Spread across almost every inch of Steve Bauer’s lawn is the bric-a-brac of an ambitious yard sale: old books, kitchen utensils, a candy dispenser, camping items and used clothing. Just as the evacuation order came down, Bauer and his wife were organizing the sale, to raise spending money for a cruise to Mexico that they have planned for later this month.
“We’ve just been sheltering here in place,” he said. “We ran out of food. We ran out of dog food.”
He had a simple reason to stay. “I have a Great Dane and another dog. They don’t get along. They fight. And we only have one car.”
When residents decide to ignore a mandatory evacuation order, they are required to stay in their homes. If they are found out on the streets, they can be ticketed or forced to leave. Some residents wear shirts emblazoned with the name of a fire agency, in the hope of fooling police.
“Some people don’t like to be told what to do,” Bauer said.
He said a friendly deputy sheriff had brought him food, and he had made furtive trips to a nearby gas station that stayed open to serve the firefighters.
As he spoke, he was alerted to some good news on his phone: the evacuation order was being lifted that afternoon.
“What a relief,” said Bauer. “It’s like being grounded when you are a kid.”
— Spring Valley, 1:42 p.m.
The communities along the lake were saved from the fire, but a short detour off Highway 20 to a remote and rugged area called Spring Valley, northwest of Clearlake Oaks, told a different story.
Only in the last few years has cellphone service become available in the valley. “We just entered the 21st century here,” said Oscar Sager, 67, who excitedly showed off cellphone videos of the fires that burned around him in recent weeks as he tried to save his property.
He only partially succeeded. He owns three trailer homes on 4 acres, and one of them — the one his wife had been living in — burned down. He also shares the property with “five dogs and three birds,” he said, and all of them are safe.
“I’ve been evacuated five times in five years,” said Sager, who is retired after careers as a firefighter and a boilermaker and has recently relied for survival on the kindness of power company workers, who have given him apples and sandwiches. “I stayed each time,” he said.
Pointing to a clearing near a creek bed, he said that when the flames became too strong for his garden hose, “I sat in the field over there and watched my place burn.”

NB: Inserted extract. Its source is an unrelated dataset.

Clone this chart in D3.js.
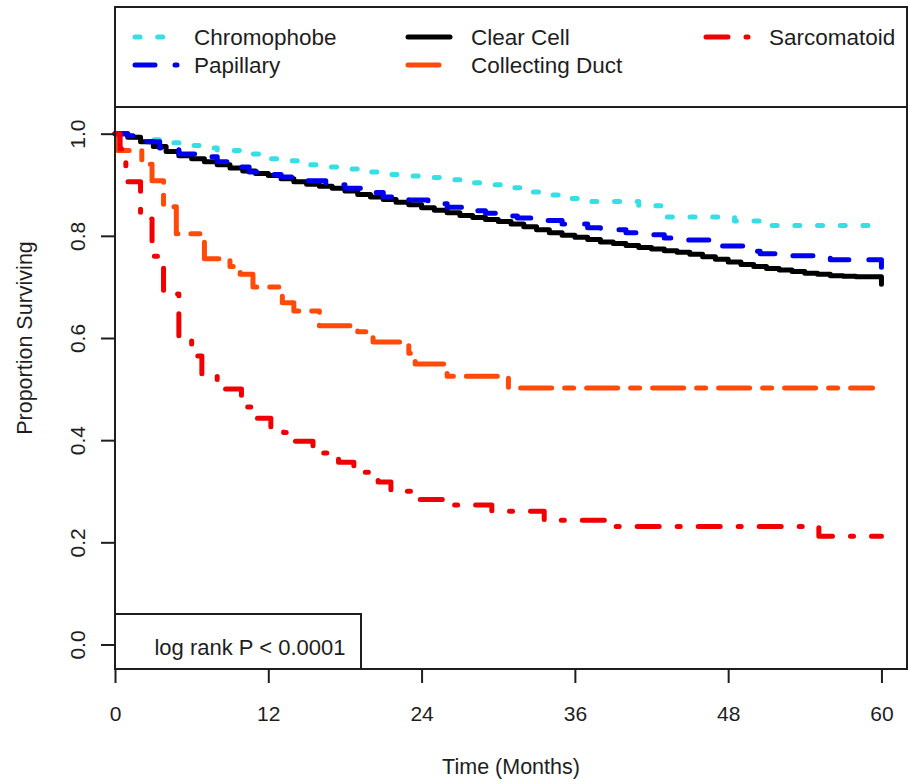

Luckily, he said, he was able to save his ice cream truck, which he has owned for about 50 years and from which he once made good money selling treats to whitewater rafters in the Rumsey Canyon area to the south.
Sager’s wife will now have to move back in with him, he said. He doesn’t have insurance, so he’s not sure if he will be able to replace the burned-out trailer.
“Ever play Monopoly?” he asks, looking at his small swimming pool, filled with debris and dirt. “This is Baltic. Mediterranean and Baltic.”